Selain itu, perhatikan pula konten-konten yang boleh dikonsumsi oleh anak. Pilihlah konten yang sesuai dengan usia anak dan bisa membantu tumbuh kembang mereka. Jika anak sudah paham tentang konten yang mereka tonton, ajak mereka berdiskusi tentang apa yang boleh mereka tonton dan apa isi dari tontonan mereka. Cara ini sekaligus bisa menjadi kesempatan untuk membangun komunikasi dan menanamkan nilai-nilai positif.
Nah, untuk mengurangi screen time, usahakan kamu meluangkan banyak waktu untuk mengajak anak bermain tanpa gadget sama sekali. Kamu juga bisa memanfaatkan momen-momen ini untuk menanamkan kebiasaan positif, seperti membaca buku bersama.
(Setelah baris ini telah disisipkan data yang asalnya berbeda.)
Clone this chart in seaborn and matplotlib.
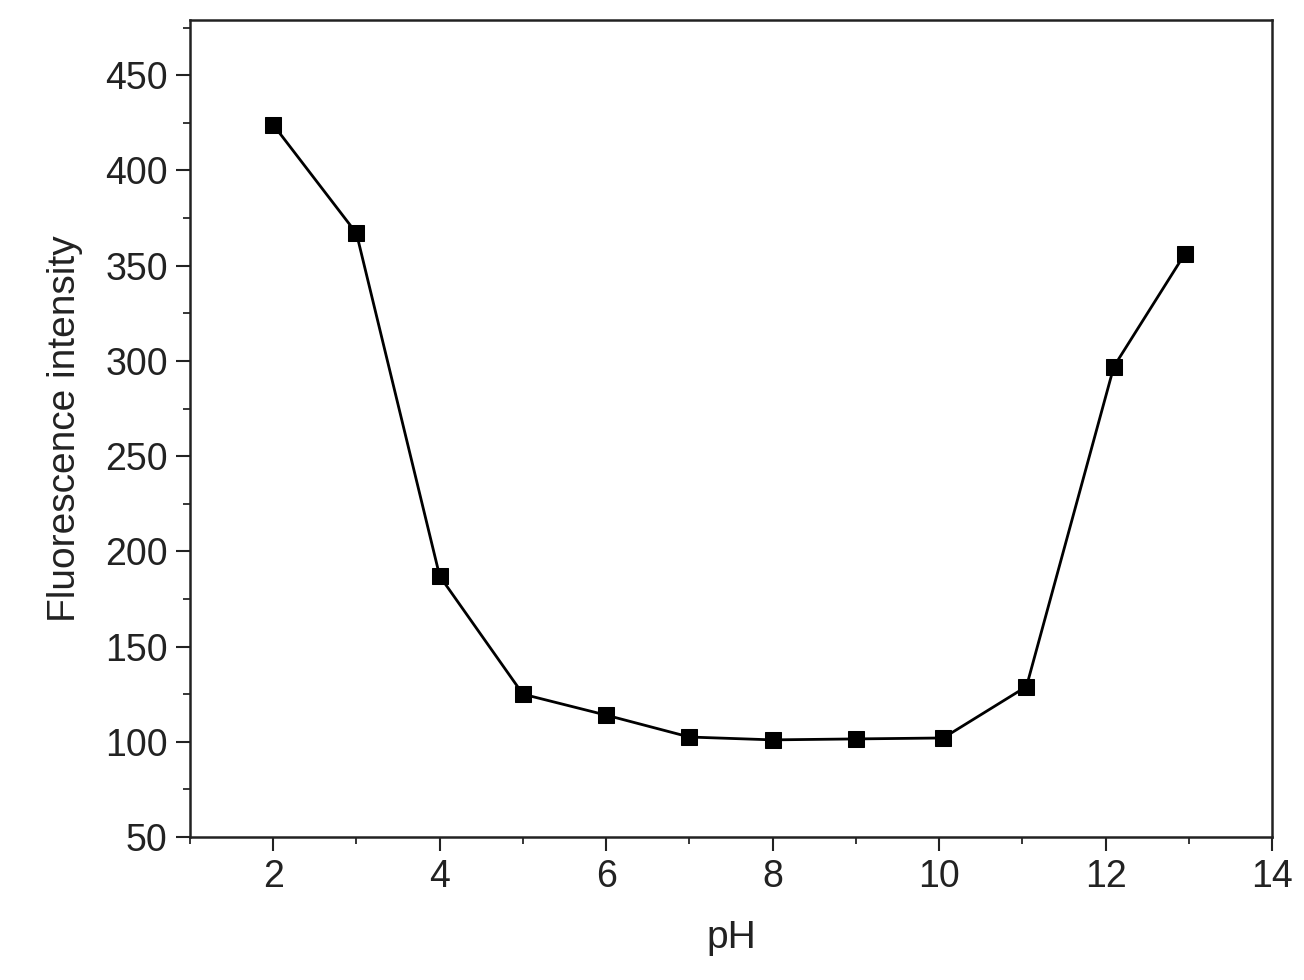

Namun, jika anak mulai menunjukkan tanda-tanda kecanduan gadget, jangan langsung memarahinya. Bisa jadi yang salah adalah kamu karena tidak mau membersamai anak, malas bermain dengan anak, atau mungkin tidak berusaha untuk meluangkan waktu bersama anak.
Memang, mengasuh anak bukan perkara mudah, terlebih di era digital seperti saat ini. Gadget bisa menjadi alat belajar yang luar biasa tetapi juga bisa menjadi jebakan yang dapat memengaruhi perkembangan anak. Sebagai orang, di sinilah peran pentingmu.
Usahakan untuk selalu hadir dan terlibat dalam proses belajar anak serta saat mereka menggunakan teknologi. Ingat, yang dibutuhkan anak bukan hanya layar yang bisa membuat mereka tidak rewel, tetapi yang paling penting adalah kehadiran orang tua yang peduli dan penuh kasih.